Still Life Pasta: Simple One-Light Shoot

This class is the first in a series of still life photography tutorials showing how to shoot creative imagery that could be used for wall art and even stock photography.

In this first class Karl uses a basic food ingredient you’ll find in many households to create a simple flat lay arrangement. As he talks you through his idea you’ll see how he overcomes problems such as creating depth in the image and keeping items in position. He also shows a simple trick for overcoming the effects of the inverse square law when working on such a small scale.

Using just a single light you’ll see how Karl controls the exposure and shadow density as he uses a combination of fill reflectors to create a warm, sunlit feel in the shot.

Ideal for home studio shoots and photographers working in small spaces, this simple shoot is a great way to get creative with minimal equipment and the final result is something you can easily add to your portfolio or even sell.

Class objectives:

  • How to shoot still life photography
  • Still life photography tips
  • Photography ideas using one light
  • Creating layers & depth in flat lay photos
  • Understanding the inverse square law
  • Using fill reflectors to control shadow density

You can watch the post-production for this shoot here.

Other classes you may be interested in include our Natural Decay Still Life, Floral Fine Art and Lighting Control (The Egg Challenge) classes.
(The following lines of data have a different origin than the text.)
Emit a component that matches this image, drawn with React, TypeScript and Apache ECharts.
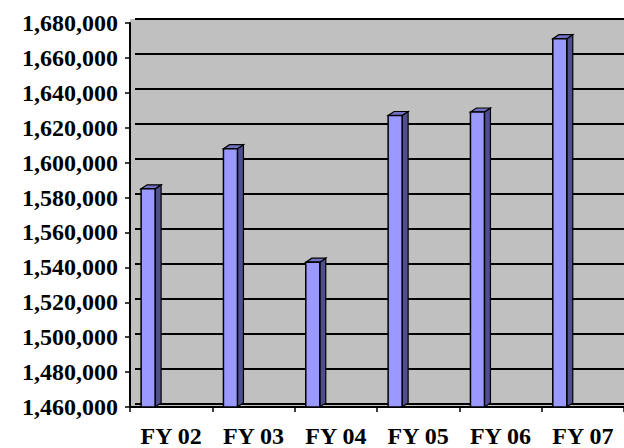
import React, { useEffect, useRef } from "react";
import * as echarts from "echarts";

const categories = ["FY 02", "FY 03", "FY 04", "FY 05", "FY 06", "FY 07"];
const values = [1585000, 1608000, 1543000, 1627000, 1629000, 1671000];
const yMin = 1460000;
const yMax = 1680000;
const yStep = 20000;

const FONT = "Liberation Serif";

function renderItem(params: any, api: any) {
  const idx = api.value(0);
  const v = api.value(1);
  const base = api.coord([idx, yMin]);
  const top = api.coord([idx, v]);
  const band = api.size([1, 0])[0];
  const x0 = base[0] - band / 2 + band * 0.135;
  const w = band * 0.17;
  const x1 = x0 + w;
  const dx = 6;
  const dy = 4;
  return {
    type: "group",
    children: [
      {
        type: "polygon",
        shape: { points: [[x1, top[1]], [x1 + dx, top[1] - dy], [x1 + dx, base[1] - dy], [x1, base[1]]] },
        style: { fill: "#4F4F90", stroke: "#000", lineWidth: 1.2 },
      },
      {
        type: "polygon",
        shape: { points: [[x0, top[1]], [x0 + dx, top[1] - dy], [x1 + dx, top[1] - dy], [x1, top[1]]] },
        style: { fill: "#7272C4", stroke: "#000", lineWidth: 1.2 },
      },
      {
        type: "rect",
        shape: { x: x0, y: top[1], width: w, height: base[1] - top[1] },
        style: { fill: "#9999FF", stroke: "#000", lineWidth: 1.5 },
      },
    ],
  };
}

export default function App() {
  const ref = useRef<HTMLDivElement>(null);
  useEffect(() => {
    const chart = echarts.init(ref.current!, null, { renderer: "svg" });
    chart.setOption({
      animation: false,
      backgroundColor: "#ffffff",
      grid: [
        { left: 130, top: 19, width: 500, height: 389, show: true, backgroundColor: "#C0C0C0", borderWidth: 0 },
        { left: 135, top: 19, width: 498, height: 385, show: false },
        { left: 130, top: 23, width: 498, height: 385, show: false },
      ],
      xAxis: [
        { gridIndex: 0, type: "category", data: categories, show: false },
        { gridIndex: 1, type: "category", data: categories, show: false },
        {
          gridIndex: 2,
          type: "category",
          data: categories,
          boundaryGap: true,
          axisLine: { show: true, lineStyle: { color: "#000", width: 2 } },
          axisTick: { show: true, length: 5, interval: 0, alignWithLabel: false, lineStyle: { color: "#000", width: 1.5 } },
          axisLabel: {
            interval: 0,
            margin: 17,
            color: "#000",
            fontFamily: FONT,
            fontWeight: "bold",
            fontSize: 24,
          },
          splitLine: { show: false },
        },
      ],
      yAxis: [
        { gridIndex: 0, type: "value", min: yMin, max: yMax, interval: yStep, show: false },
        {
          gridIndex: 1,
          type: "value",
          min: yMin,
          max: yMax,
          interval: yStep,
          axisLine: { show: false },
          axisTick: { show: false },
          axisLabel: { show: false },
          splitLine: { show: true, lineStyle: { color: "#000", width: 2 } },
        },
        {
          gridIndex: 2,
          type: "value",
          min: yMin,
          max: yMax,
          interval: yStep,
          axisLine: { show: true, lineStyle: { color: "#000", width: 2 } },
          axisTick: { show: true, length: 5, lineStyle: { color: "#000", width: 1.5 } },
          axisLabel: {
            margin: 12,
            color: "#000",
            fontFamily: FONT,
            fontWeight: "bold",
            fontSize: 24,
            formatter: (v: number) => v.toLocaleString("en-US"),
          },
          splitLine: { show: false },
        },
      ],
      series: [
        {
          type: "custom",
          xAxisIndex: 2,
          yAxisIndex: 2,
          encode: { x: 0, y: 1 },
          data: values.map((v, i) => [i, v]),
          renderItem,
          clip: false,
        },
      ],
    });
    return () => chart.dispose();
  }, []);
  return <div ref={ref} style={{ position: "fixed", left: 0, top: 0, width: 624, height: 448 }} />;
}
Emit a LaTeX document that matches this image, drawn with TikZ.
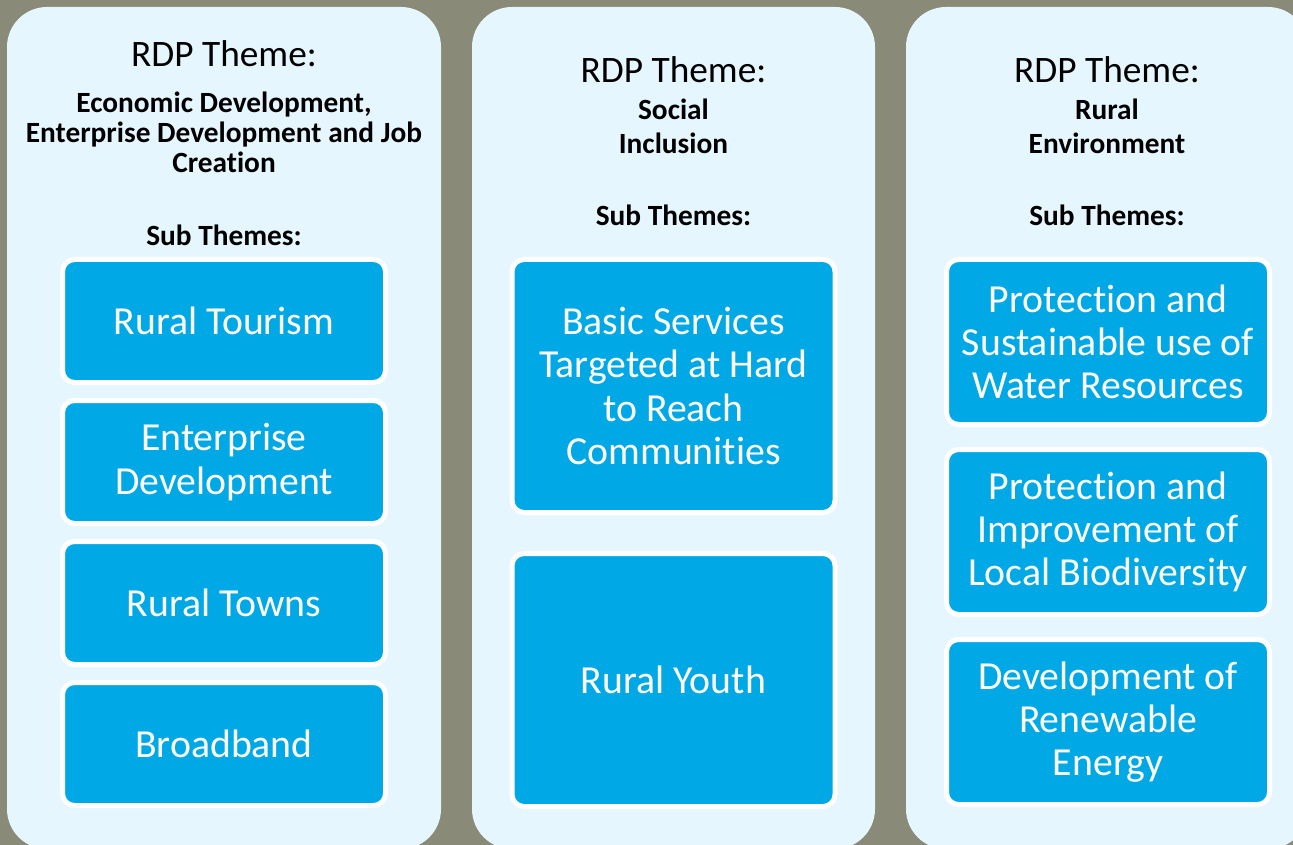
\documentclass[tikz,border=0pt]{standalone}
\usepackage{fontspec}
\setmainfont{Carlito}[Ligatures=NoCommon]
\usetikzlibrary{positioning}

\definecolor{bgolive}{RGB}{137,138,120}
\definecolor{panelblue}{RGB}{230,246,255}
\definecolor{subblue}{RGB}{0,169,230}

\begin{document}
\begin{tikzpicture}[
    x=0.75pt, y=-0.75pt,
    panel/.style = {fill=panelblue, minimum height=631.5pt, rounded corners=30pt, inner sep=0pt, outer sep=0pt},
    theme/.style = {font=\fontsize{28}{33}\selectfont, inner sep=0pt},
    headname/.style = {font=\bfseries\fontsize{22}{22.5}\selectfont, align=center, inner sep=0pt},
    subhead/.style = {font=\bfseries\fontsize{22}{24}\selectfont, inner sep=0pt},
    box/.style = {fill=subblue, draw=white, line width=3.75pt, rounded corners=9pt, minimum width=242.25pt,
                  outer sep=0pt, inner sep=0pt, text=white, align=center, font=\fontsize{29.8}{32.3}\selectfont}
]
\useasboundingbox (0,0) rectangle (1293,845);
\fill[bgolive] (0,0) rectangle (1293,845);

% panels
\node (econ) [panel, minimum width=325.5pt] at (224,428) {};
\node (social) [panel, minimum width=302.25pt] at (673.5,428) {};
\node (rural) [panel, minimum width=301.5pt] at (1107,428) {};

% economic development
\node (econT) [theme] at (224,54) {RDP Theme:};
\node (econN) [headname] at (224,132) {Economic Development,\\Enterprise Development and Job\\Creation};
\node (econS) [subhead] at (224,235) {Sub Themes:};
\node (tour) [box, minimum height=92.25pt] at (224,321) {Rural Tourism};
\node (ent) [box, minimum height=92.25pt, below=13.5pt of tour] {Enterprise\\Development};
\node (towns) [box, minimum height=92.25pt, below=13.5pt of ent] {Rural Towns};
\node (bband) [box, minimum height=92.25pt, below=13.5pt of towns] {Broadband};

% social inclusion
\node (socT) [theme] at (673.5,70) {RDP Theme:};
\node (socN) [headname, font=\bfseries\fontsize{22}{25.5}\selectfont] at (673.5,126) {Social\\Inclusion};
\node (socS) [subhead] at (673.5,215) {Sub Themes:};
\node (basic) [box, minimum height=189.75pt] at (673.5,386) {Basic Services\\Targeted at Hard\\to Reach\\Communities};
\node (youth) [box, minimum height=189.75pt, below=30.75pt of basic] {Rural Youth};

% rural environment
\node (envT) [theme] at (1107,70) {RDP Theme:};
\node (envN) [headname, font=\bfseries\fontsize{22}{25.5}\selectfont] at (1107,126) {Rural\\Environment};
\node (envS) [subhead] at (1107,215) {Sub Themes:};
\node (water) [box, minimum height=123.75pt] at (1108,342) {Protection and\\Sustainable use of\\Water Resources};
\node (bio) [box, minimum height=123.75pt, below=18.75pt of water] {Protection and\\Improvement of\\Local Biodiversity};
\node (energy) [box, minimum height=123.75pt, below=18.75pt of bio] {Development of\\Renewable\\Energy};
\end{tikzpicture}
\end{document}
If you have any questions about this class please post in the comments section below.

Comments

  1. Hi Karl.

    I hope everything goes well for you and the team ^^

    Using a bigger softbox farther will create the exact same light “gardness” , we agree on that, right?

    But, considering the Inverse Square Law, won’t it change the lighting of the scene? What I mean here is, won’t it lighten a bit more the right part of the photo?

    As the light is farther, we should see a lesser decrease of light, am I correct?

    And finally, considering the box being far away, won’t it change the size of the shadows making them longer? If yes what would be the correction to bring? Could Bringing the box higher and angle it down be a good solution?

    1. Hi Kamien, yes having a softbox further away would reduce the imbalance of exposure from top left to bottom right and it would become more equal, however the shadows could remain the same if you used a bigger softbox further away if that softbox ‘looked’ the same size from the subjects viewpoint and it was in the same apparent position which would also mean it would need to move up as it moved back.